Just outside her house there is a carpet of sweet smelling flowers early in the morning. They are tiny white flowers with bright orange stems. Her pink Alamanda vine has a profusion of flowers all heavily blooming and bringing down the branches. And behind on the driveway, a Bangalore cherry has hundreds of fruit, attracting the Bulbuls who come to enjoy the fruit.
Further down the road we meet up with one of Bangalore's main arterial roads, named Richmond Road. First we have to find a break in the flow of traffic, before we can cross the road. It's hard and sometimes we have to stand waiting for a break in the crazy pell-mell of cars, buses and bikes, for at least five minutes. We cover our noses to stave off the smoke from the belching vehicles, and wait, as otherwise you can most certainly get run over. And become another statistic in road deaths.

Certain months of the year, the Tabibuea Rosea is in bloom in a building across the road and our wait is made easier, if we feast our eyes on the blooms. Delicate pink flowers festoon the entire tree, which is devoid of a single leaf. These are exotics brought in from South America and grow exceedingly fast and bloom in a matter of a few years.

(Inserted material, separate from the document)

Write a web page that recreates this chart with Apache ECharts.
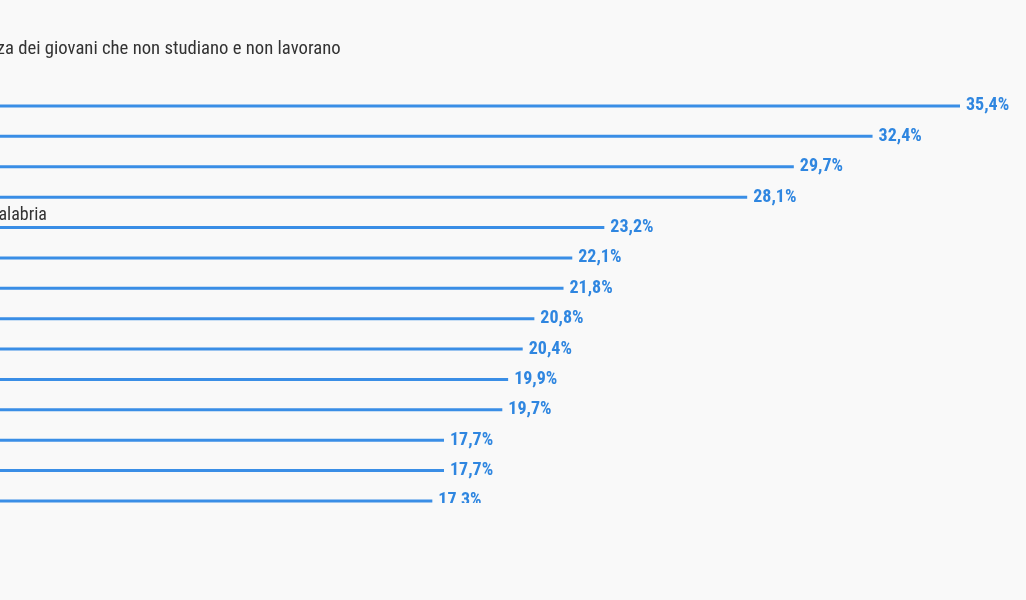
<!DOCTYPE html>
<html>
<head>
<meta charset="utf-8">
<script src="https://cdn.jsdelivr.net/npm/echarts@6/dist/echarts.min.js"></script>
<style>
  html, body { margin: 0; padding: 0; background: #f9f9f9; overflow: hidden; }
  #clip { position: absolute; left: 0; top: 0; width: 1026px; height: 503px; overflow: hidden; }
  #chart { position: absolute; left: -100px; top: 0; width: 1126px; height: 600px; }
</style>
</head>
<body>
<div id="clip"><div id="chart"></div></div>
<script>
const titleText = 'Incidenza dei giovani che non studiano e non lavorano';
const categories = ['Crotone', 'Palermo', 'Catania', 'Napoli', 'Reggio di Calabria', 'Caserta', 'Trapani',
  'Foggia', 'Messina', 'Taranto', 'Cosenza', 'Bari', 'Enna', 'Latina'];
const values = [35.4, 32.4, 29.7, 28.1, 23.2, 22.1, 21.8, 20.8, 20.4, 19.9, 19.7, 17.7, 17.7, 17.3];

const chart = echarts.init(document.getElementById('chart'), null, { renderer: 'canvas' });
const blue = '#3a8ee6';
const cond = 'Roboto Condensed, Roboto';
chart.setOption({
  backgroundColor: '#f9f9f9',
  animation: false,
  title: {
    text: titleText,
    left: 38, top: 35,
    textStyle: { fontFamily: cond, fontSize: 18.7, fontWeight: 'normal', color: '#333333' }
  },
  grid: { left: 28, top: 90.8, width: 1032, height: 425.3 },
  xAxis: { type: 'value', min: 0, max: 35.4, show: false },
  yAxis: { type: 'category', data: categories, inverse: true, show: false },
  series: [
    {
      type: 'bar', data: values, barWidth: 3,
      itemStyle: { color: blue },
      label: {
        show: true, position: 'right', distance: 6,
        formatter: p => p.value.toFixed(1).replace('.', ',') + '%',
        fontFamily: cond, fontWeight: 'bold', fontSize: 18, color: '#2f86e0'
      }
    },
    {
      type: 'bar', data: values, barWidth: 3, barGap: '-100%',
      itemStyle: { color: 'rgba(0,0,0,0)' },
      label: {
        show: true, position: [-10, -20], formatter: '{b}',
        fontFamily: cond, fontSize: 18, color: '#333333'
      }
    }
  ]
});
</script>
</body>
</html>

Once across the road we walk down Rhenius Street on which a wonderful gardener lives. All along her wall she has planted different flowering creepers, one of which is a double petalled Quis-qualis. The perfume is delicate and we feast our noses as we pass. The other two vines are just great to look at -- one, with golden yellow blossoms and another with beautiful purple flowers, which look like trumpets.

Infront of her home is the Baldwin Opportunity section. All over the wall of the little school is a creeper festooned with bunches of pristine white flowers. Like snow- flakes in the summer, the plant is loaded down with the white star like scented blooms and I'd like to bury my nose in them and breathe in deeply. No such luck as a security guard stands guard at the gate of the building and watches me suspiciously when I whip out my camera to take a few pictures.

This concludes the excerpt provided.